Label: Ecstatic Peace!

Review date: Oct. 13, 2009


MV + EE - "Feelin' Fine" (Barn Nova)


Since their inception, Matt Valentine and Erika Elder have been consistently grouped and filed away. Each critical analysis since their Ecstatic Peace debut, Green Blues, is sure to parallel MV’s lazy nasal drawl to Neil Young’s, of which MV is unarguably guilty. And though they were initially pigeonholed with the awkward freak-folkers of the early aughts, the increasingly prevalent rock side of their sound has shifted the filing to the retro-psych clans of Black Mountain and Sunburned Hand of the Man. These comparisons aren’t without merit, but as their discography has lengthened, MV & EE are slowly approaching the derivative threshold.

Their third release for Ecstatic Peace, Barn Nova pretty much picks up the progression Gettin’ Gone hinted at. The electrified country ragas are a bit more reigned in and the anyone-can-join-us hippie mentality skewed toward a more exacting band. Pedal guitarist Doc Dunn and Dinosaur Jr. stalwart J Mascis have returned to the fold, while guitarist Mike Smith, percussionist Justin Pizzoferrato and Woodsist mastermind Jeremy Earl have joined the festivities. With eight songs in just over forty minutes, Nova is not exactly a monolith, but it does feature some of the duo’s strongest material.

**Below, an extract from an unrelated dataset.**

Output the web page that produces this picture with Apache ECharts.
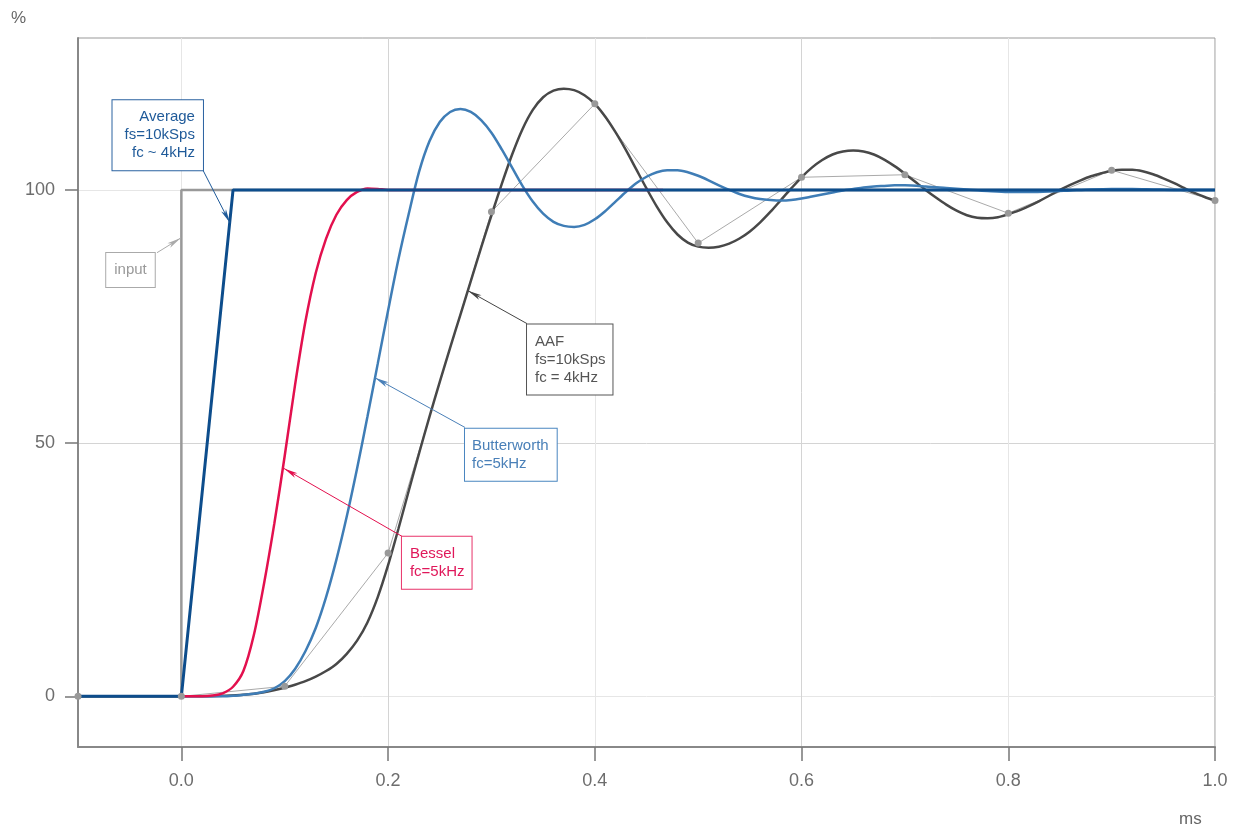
<!DOCTYPE html>
<html>
<head>
<meta charset="utf-8">
<script src="https://cdn.jsdelivr.net/npm/echarts@6/dist/echarts.min.js"></script>
<style>
  html, body { margin: 0; padding: 0; background: #fff; }
  #main { width: 1241px; height: 832px; }
</style>
</head>
<body>
<div id="main"></div>
<script>
// step input and the averaging filter (ms, %)
var inputT = [-0.1, 0, 0, 1.0];
var inputV = [0, 0, 100, 100];
var avgT = [-0.1, 0, 0.05, 1.0];
var avgV = [0, 0, 100, 100];

// anti-aliasing filter, continuous response
var aafT = [-0.1, 0, 0.02, 0.04, 0.06, 0.08,
  0.10, 0.11, 0.12, 0.13, 0.14, 0.15, 0.16, 0.17, 0.18, 0.19,
  0.20, 0.21, 0.22, 0.23, 0.24, 0.25, 0.26, 0.27, 0.28, 0.29,
  0.30, 0.31, 0.32, 0.33, 0.34, 0.35, 0.36, 0.37, 0.38, 0.39,
  0.40, 0.41, 0.42, 0.43, 0.44, 0.45, 0.46, 0.47, 0.48, 0.49,
  0.50, 0.51, 0.52, 0.53, 0.54, 0.55, 0.56, 0.57, 0.58, 0.59,
  0.60, 0.61, 0.62, 0.63, 0.64, 0.65, 0.66, 0.67, 0.68, 0.69,
  0.70, 0.71, 0.72, 0.73, 0.74, 0.75, 0.76, 0.77, 0.78, 0.79,
  0.80, 0.81, 0.82, 0.83, 0.84, 0.85, 0.86, 0.87, 0.88, 0.89,
  0.90, 0.91, 0.92, 0.93, 0.94, 0.95, 0.96, 0.97, 0.98, 0.99, 1.00];
var aafV = [0, 0, 0, 0.1, 0.3, 0.8,
  1.7, 2.3, 3.0, 3.9, 5.0, 6.4, 8.4, 11.0, 14.6, 19.6,
  25.9, 33.1, 40.6, 48.0, 55.2, 62.1, 68.8, 75.4, 82.0, 88.6,
  95.0, 101.2, 107.0, 112.0, 115.8, 118.3, 119.6, 120.0, 119.7, 118.7,
  117.0, 114.5, 111.4, 107.9, 104.1, 100.3, 96.7, 93.6, 91.2, 89.6,
  88.8, 88.6, 88.8, 89.4, 90.4, 91.8, 93.6, 95.7, 98.0, 100.3,
  102.5, 104.4, 105.9, 107.0, 107.6, 107.8, 107.6, 107.0, 106.0, 104.7,
  103.2, 101.6, 100.0, 98.5, 97.1, 95.9, 95.0, 94.5, 94.4, 94.6,
  95.2, 95.9, 96.8, 97.8, 98.9, 100.0, 101.0, 101.9, 102.7, 103.3,
  103.8, 104.0, 104.0, 103.7, 103.1, 102.3, 101.4, 100.4, 99.4, 98.6, 97.9];

// AAF sampled at 10 kSps
var sampleT = [-0.1, 0, 0.1, 0.2, 0.3, 0.4, 0.5, 0.6, 0.7, 0.8, 0.9, 1.0];
var sampleV = [0, 0, 2, 28.3, 95.7, 117, 89.5, 102.5, 103, 95.4, 103.9, 97.9];

// Butterworth fc=5kHz
var butterT = [0, 0.01, 0.02, 0.03, 0.04, 0.05, 0.06, 0.07, 0.08, 0.09,
  0.10, 0.11, 0.12, 0.13, 0.14, 0.15, 0.16, 0.17, 0.18, 0.19,
  0.20, 0.21, 0.22, 0.23, 0.24, 0.25, 0.26, 0.27, 0.28, 0.29,
  0.30, 0.31, 0.32, 0.33, 0.34, 0.35, 0.36, 0.37, 0.38, 0.39,
  0.40, 0.41, 0.42, 0.43, 0.44, 0.45, 0.46, 0.47, 0.48, 0.49,
  0.50, 0.51, 0.52, 0.53, 0.54, 0.55, 0.56, 0.57, 0.58, 0.59,
  0.60, 0.61, 0.62, 0.63, 0.64, 0.65, 0.66, 0.67, 0.68, 0.69,
  0.70, 0.72, 0.74, 0.76, 0.78, 0.80, 0.82, 0.84, 0.86, 0.88,
  0.90, 0.92, 0.94, 0.96, 0.98, 1.00];
var butterV = [0, 0, 0, 0, 0, 0.1, 0.3, 0.5, 0.9, 1.6,
  3.0, 5.4, 8.9, 13.5, 19.6, 27.0, 35.5, 45.0, 55.2, 65.7,
  76.2, 86.3, 95.3, 103.6, 109.6, 113.4, 115.4, 116.0, 115.4, 113.8,
  111.3, 108.0, 104.4, 100.8, 97.7, 95.3, 93.7, 92.9, 92.7, 93.1,
  94.2, 95.8, 97.7, 99.6, 101.3, 102.6, 103.5, 103.9, 103.9, 103.5,
  102.8, 101.9, 100.9, 100.0, 99.2, 98.6, 98.2, 98.0, 97.9, 98.0,
  98.3, 98.7, 99.1, 99.5, 99.9, 100.2, 100.5, 100.7, 100.8, 100.9,
  100.9, 100.7, 100.4, 100.1, 99.8, 99.6, 99.6, 99.7, 99.9, 100.1,
  100.2, 100.2, 100.1, 100, 100, 100];

// Bessel fc=5kHz
var besselT = [0, 0.01, 0.02, 0.03, 0.04, 0.05, 0.06, 0.07, 0.08, 0.09, 0.10,
  0.11, 0.12, 0.13, 0.14, 0.15, 0.16, 0.17, 0.18, 0.19, 0.20, 0.466];
var besselV = [0, 0, 0, 0.15, 0.6, 1.9, 5.0, 12.0, 22.3, 34.2, 47.5,
  61.5, 74.0, 83.6, 90.4, 95.1, 98.0, 99.6, 100.3, 100.2, 100, 100];

var xLabels = [0, 0.2, 0.4, 0.6, 0.8, 1.0];
var yLabels = [0, 50, 100];

function pairs(t, v) {
  return t.map(function (x, i) { return [x, v[i]]; });
}

// a text box anchored at a data point
function note(x, y, text, color, border, align, pad) {
  return {
    coord: [x, y],
    symbol: 'rect',
    symbolSize: 1,
    itemStyle: { color: 'rgba(0,0,0,0)' },
    label: {
      show: true,
      position: 'inside',
      formatter: text,
      color: color,
      fontSize: 15,
      lineHeight: 18,
      fontFamily: 'Liberation Sans',
      align: align,
      verticalAlign: 'middle',
      backgroundColor: '#fff',
      borderColor: border,
      borderWidth: 1,
      padding: pad
    }
  };
}

function arrow(x1, y1, x2, y2, color) {
  return {
    silent: true,
    symbol: ['none', 'arrow'],
    symbolSize: [4, 14],
    label: { show: false },
    lineStyle: { color: color, width: 1, type: 'solid' },
    emphasis: { disabled: true },
    data: [[{ coord: [x1, y1] }, { coord: [x2, y2] }]]
  };
}

var myChart = echarts.init(document.getElementById('main'));

myChart.setOption({
  animation: false,
  backgroundColor: '#fff',
  textStyle: { fontFamily: 'Liberation Sans' },
  grid: {
    left: 78, right: 26, top: 38, bottom: 85,
    show: true, borderColor: '#999', borderWidth: 1
  },
  graphic: [
    { type: 'text', left: 11, top: 10, style: { text: '%', fontSize: 17, fill: '#666', fontFamily: 'Liberation Sans' } },
    { type: 'text', left: 1179, top: 811, style: { text: 'ms', fontSize: 17, fill: '#666', fontFamily: 'Liberation Sans' } }
  ],
  xAxis: {
    type: 'value',
    min: -0.1,
    max: 1.0,
    interval: 0.1,
    axisLine: { show: true, onZero: false, lineStyle: { color: '#888', width: 2 } },
    axisTick: { show: true, customValues: xLabels, length: 14, lineStyle: { color: '#777', width: 1.5 } },
    axisLabel: {
      customValues: xLabels,
      formatter: function (v) { return v.toFixed(1); },
      fontSize: 18, color: '#6d6d6d', margin: 25
    },
    splitLine: { show: true, lineStyle: { color: ['#e6e6e6', '#d4d4d4'], width: 1 } }
  },
  yAxis: {
    type: 'value',
    min: -10,
    max: 130,
    interval: 10,
    axisLine: { show: true, onZero: false, lineStyle: { color: '#888', width: 2 } },
    axisTick: { show: true, customValues: yLabels, length: 13, lineStyle: { color: '#777', width: 1.5 } },
    axisLabel: { customValues: yLabels, fontSize: 18, color: '#6d6d6d', margin: 23 },
    splitLine: { show: true, lineStyle: { color: ['#e6e6e6', '#d4d4d4', '#e6e6e6', '#e6e6e6', '#e6e6e6'], width: 1 } }
  },
  series: [
    {
      name: 'input',
      type: 'line',
      data: pairs(inputT, inputV),
      showSymbol: false,
      lineStyle: { color: '#999', width: 2.5 },
      markPoint: { silent: true, data: [note(-0.0727, 84.2, 'input', '#999', '#aaa', 'left', [8, 8])] },
      markLine: arrow(-0.0236, 87.6, -0.0006, 90.5, '#aaa')
    },
    {
      name: 'AAF sampled',
      type: 'line',
      data: pairs(sampleT, sampleV),
      symbol: 'circle',
      symbolSize: 7,
      itemStyle: { color: '#999' },
      lineStyle: { color: '#aaa', width: 1 }
    },
    {
      name: 'AAF',
      type: 'line',
      data: pairs(aafT, aafV),
      showSymbol: false,
      smooth: 0.3,
      lineStyle: { color: '#484848', width: 2.5 },
      markPoint: { silent: true, data: [note(0.3344, 66.5, 'AAF\nfs=10kSps\nfc = 4kHz', '#555', '#555', 'left', [8, 7, 8, 8])] },
      markLine: arrow(0.3344, 73.6, 0.2773, 80.1, '#444')
    },
    {
      name: 'Butterworth',
      type: 'line',
      data: pairs(butterT, butterV),
      showSymbol: false,
      smooth: 0.3,
      lineStyle: { color: '#3f7db6', width: 2.5 },
      markPoint: { silent: true, data: [note(0.2744, 47.7, 'Butterworth\nfc=5kHz', '#4a80b8', '#4a86c0', 'left', [8, 8, 8, 7])] },
      markLine: arrow(0.2744, 53.1, 0.1873, 62.9, '#4a80b8')
    },
    {
      name: 'Bessel',
      type: 'line',
      data: pairs(besselT, besselV),
      showSymbol: false,
      smooth: 0.3,
      lineStyle: { color: '#e3104e', width: 2.5 },
      markPoint: { silent: true, data: [note(0.2134, 26.4, 'Bessel\nfc=5kHz', '#e0175a', '#e8336a', 'left', [8, 7, 8, 8])] },
      markLine: arrow(0.2134, 31.6, 0.0993, 45.0, '#e3104e')
    },
    {
      name: 'Average',
      type: 'line',
      data: pairs(avgT, avgV),
      showSymbol: false,
      lineStyle: { color: '#0d4d8c', width: 3 },
      markPoint: { silent: true, data: [note(0.0209, 110.8, 'Average\nfs=10kSps\nfc ~ 4kHz', '#1f5a99', '#2a62a0', 'right', [8, 8, 8, 12])] },
      markLine: arrow(0.0209, 103.9, 0.047, 93.5, '#1f5a99')
    }
  ]
});
</script>
</body>
</html>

Barn Nova really finds its groove through the belly of the album, culminating in the eleven-minute “Bedroom Eyes.” The arc begins with “Snapperhead,” a mixture of awkward Valentine-sung verses and a catchy, glistening chorus. It’s a framework better worked by Earl’s Woods outfit, though the hazy psychedelics add a nice depth to the mix. “Summer Magic” continues the descent from the half-baked country tunes into the depths of heavy electric guitar swirls and Sonic Youth-like walls of sound. In fact, as the song progresses, it’s hard not to think of it as a SY jam session with less of an obsession for dissonance and complex chords.

As with the previous Ecstatic Peace albums, the Mascis presence is eventually felt. “Wandering Nomad” is the most prevalent on Barn Nova. Suddenly, the guitars aren’t as much shimmering above as they are crashing into the drums, and the vocals slowly get enveloped into the mix. A big guitar solo confirms the suspicions and the tune concludes with a big fadeout of feedback.

By the time “Bedroom Eyes” saunters in, any hope of proper song-structure is lost. A thick cloud of electric psychedelics is at fault, burying the already forgettable lyrics and letting the guitars take turns modeling the melodic motif. Despite such jam sessions repeatedly taking place -- not only in the MV & EE discography but as well in the redundant world of psychedelic rock -- the band pulls it off well. It’s just enough for the drugs to take effect without letting you completely doze off.

This balance may be MV & EE’s greatest talent, a successfully-crafted sound for the post-millennium hippie. The herb and the everyone’s-an-artist spirit remain, but -- thankfully -- it’s encapsulated in an appreciation for the last 40 years of rebellious music.